Redistribution, Development, and the Contribution of International Tax Governance

By Laurens van Apeldoorn


In her paper ‘Redistribution between rich and poor countries’, Miranda Stewart discusses the interface between international taxation and the Sustainable Development Goals (SDGs) against the backdrop of philosophical theories of international distributive justice. The paper shows the benefits of interdisciplinary dialogue about international tax reform. If we are to develop a coherent picture of the future of international taxation the perspectives of different academic disciplines—including law, political science, and philosophy—should be included. In this post I wish to contribute to this dialogue by presenting some potentially clarifying thoughts from a philosophical standpoint.

The first observation has to do with the relation between the SDGs and justice. Stewart briefly touches on the difference between cosmopolitan and statist conceptions of international distributive justice, before noting the practical obstacles faced by cosmopolitans who wish to create supranational institutions capable of achieving the kind of redistribution that appears to be required to attain the SDGs. Here it may be helpful to point out that both statist and cosmopolitan theorists can agree that the attainment of the SDGs is required by justice.

The SDGs, laid down in the UN 2030 Agenda for Sustainable Development, contain an ambitious global development programme; they call for an end to poverty and hunger (SDG 1 and 2), providing universal access to healthcare and education (SDG 3 and 4), securing full employment (SDG 8) and reducing inequality both within and between countries (SDG 10).

Cosmopolitans are generally committed to global principles of justice that concern individuals. They can quite straightforwardly present the SDGs as required by their preferred principle of justice, for instance a principle of global individual equality of opportunity. To give every child a fair chance in life certainly requires that they have access to such things as healthcare, education, and a well-functioning labour market.

Statist theorists generally identify global principles of justice that concern states, not individuals. They envision a world that is just if states are effectively able to exercise their government functions, have their sovereignty and territorial integrity respected, and above all are capable of ensuring that domestic institutions are just. If states are unable to secure distributive justice for their own people, then it falls on other states to assist them. On the basis of this duty of assistance, together with the claim that domestic distributive justice requires at least the attainment of the SDGs, statists can defend the existence of an obligation for affluent societies to assist low-income countries with the attainment of the SDGs.

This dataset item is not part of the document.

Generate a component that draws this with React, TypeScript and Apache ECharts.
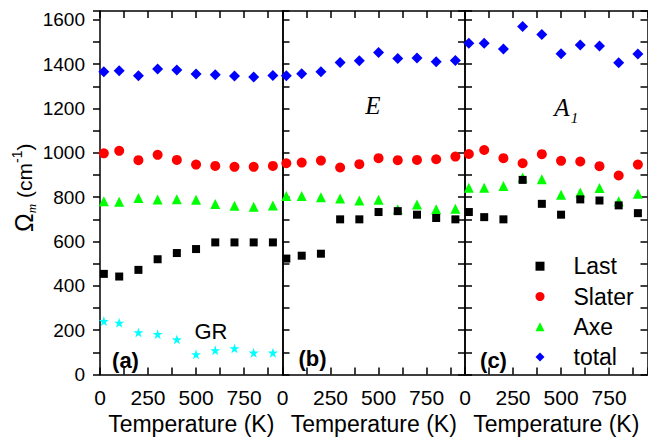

Certainly, there are important differences between the cosmopolitan and statist positions, but it is worth emphasizing the common ground between them, especially when considering political objectives that are as important as they are difficult to achieve.

A second set of observations relates to the way in which international tax governance may, or may not, contribute to the attainment of the SDGs. Stewart appears somewhat skeptical for at least two reasons.

First, she distinguishes between two ways of conceiving of cross-border redistribution—between rich and poor countries, and between rich and poor individuals globally—and argues that international tax governance as it stands can only hope to achieve the former, while attaining the SDGs requires the latter. The SDGs are about ‘people not countries’, while international tax governance concerns in large measure the distribution of the right to tax internationally sourced income between countries. Even if one achieves a cross-country wealth transfer, nothing guarantees that this will benefit the poor in the recipient country.

One must agree that poor individuals in a low-income country only benefit from cross-country transfers of wealth if the national government puts these additional resources to appropriate use; countries remain essential actors in the attainment of the SDGs.

I note, however, that such a division of labour precisely fits the statist framework if one conceives of these cross-country transfers as an exercise of the duty of assistance by high-income countries. The problem, on such an analysis, is that low-income countries lack the capital to secure domestic distributive justice; they are unable to spend sufficiently on the (semi-)public goods that are directly or indirectly (via sustainable economic growth) necessary for the attainment of the SDGs.

The cosmopolitan can accept this means of contributing to the attainment of the SDGs as a second-best option that is required insofar as there are no feasible alternatives.

The second reason why Stewart is skeptical of the potential contribution of international tax governance to the attainment of the SDGs, is that it mostly concerns the allocation of the tax base. A tax base does not equal tax revenue. Because states compete for foreign investments they may be willing to forego imposing taxes on the base allocated to them if this leads to additional capital inflows.

This is an important objection, that goes to the heart of the OECDs BEPS initiative. The BEPS initiative is aimed at preventing what the OECD calls ‘harmful’ tax competition, competition that facilitates the artificial separation from the taxable profits from the economic activities that generated those profits. It is not aimed at the elimination of tax competition that is associated with attracting economic activity. However, Stewart’s worry points to the possibility that such tax competition too, can form a cause of international distributive injustice as it may prevent the kind of redistribution that can contribute to the attainment of the SDGs.

Her calls to investigate new transnational forms of tax governance are therefore well-taken. In the absence of such alternatives, however, I would be less dismissive of the possibility of increasing the tax revenue of low-income countries by allocating to them a larger share of the tax base: if, given tax competition, being allocated the right to tax was really to no effect, high-income countries should gladly give up the rights currently allocated to them.